Francis W. Reichelderfer Award:Co-Recipients of the AMS Francis W. Reichelderfer Award are Science and Operations Officer Chris Darden and Information Technology Specialist Jason Burks of the National Weather Service forecast office in Huntsville, Ala.
Each year, the award is given in recognition of distinguished contributions to the provision of operational environmental services to the public.
Darden and Burks were honored for their collaborative work with NASA to integrate real-time NASA observations and forecast products in the Advanced Weather Interactive Processing System for use in daily NWS operations as well as forecaster awareness and training.
Exceptional Specific Prediction Award:This year's AMS Award for Specific Prediction was presented to the staff of the National Weather Service forecast office in Mobile, Ala. The Mobile team was recognized for accurately predicting and communicating the deep snowfall event of Feb. 11-12, 2010.
By the 12th, deep snowfall was reported across much of the Deep South from Texas to the Florida Panhandle with up to six inch accumulations in portions of central Georgia and southern Alabama.

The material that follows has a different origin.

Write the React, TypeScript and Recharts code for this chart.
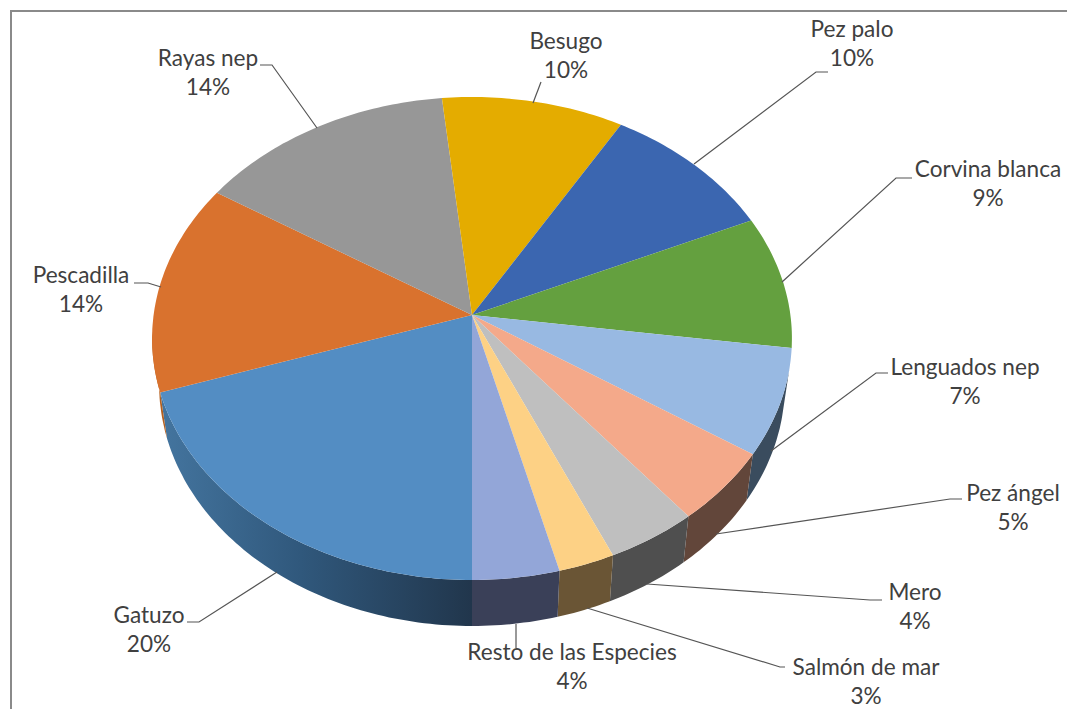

As early as five days prior to the snowfall, Mobile's forecasters began to prepare emergency managers and the public for what would be a very rare snow event. In the days that followed they continued to articulate how it would unfold, helping to insure the region's 1.5 million residents were well aware and prepared for the hazards associated with it.

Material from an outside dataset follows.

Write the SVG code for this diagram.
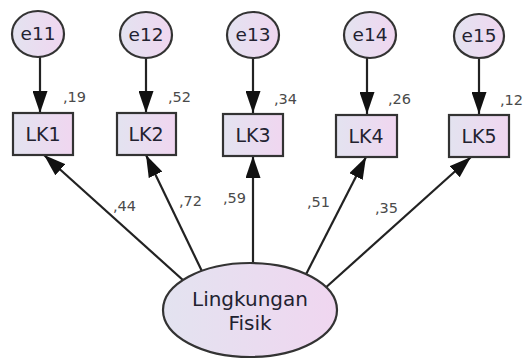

Charles L. Mitchell Award:The Charles L. Mitchell Award was presented to retired Fort Worth, Texas forecast office Meteorologist Alan R. Moller. The Mitchell Award is presented to individuals in recognition of outstanding performance and exceptional weather forecast service. Moller was recognized specifically for exceptional research on severe storm structure and evolution and its contribution to storm spotter training.
This year's recipients were honored during the 91st AMS Awards Banquet in the main ballroom of the Washington State Convention Center.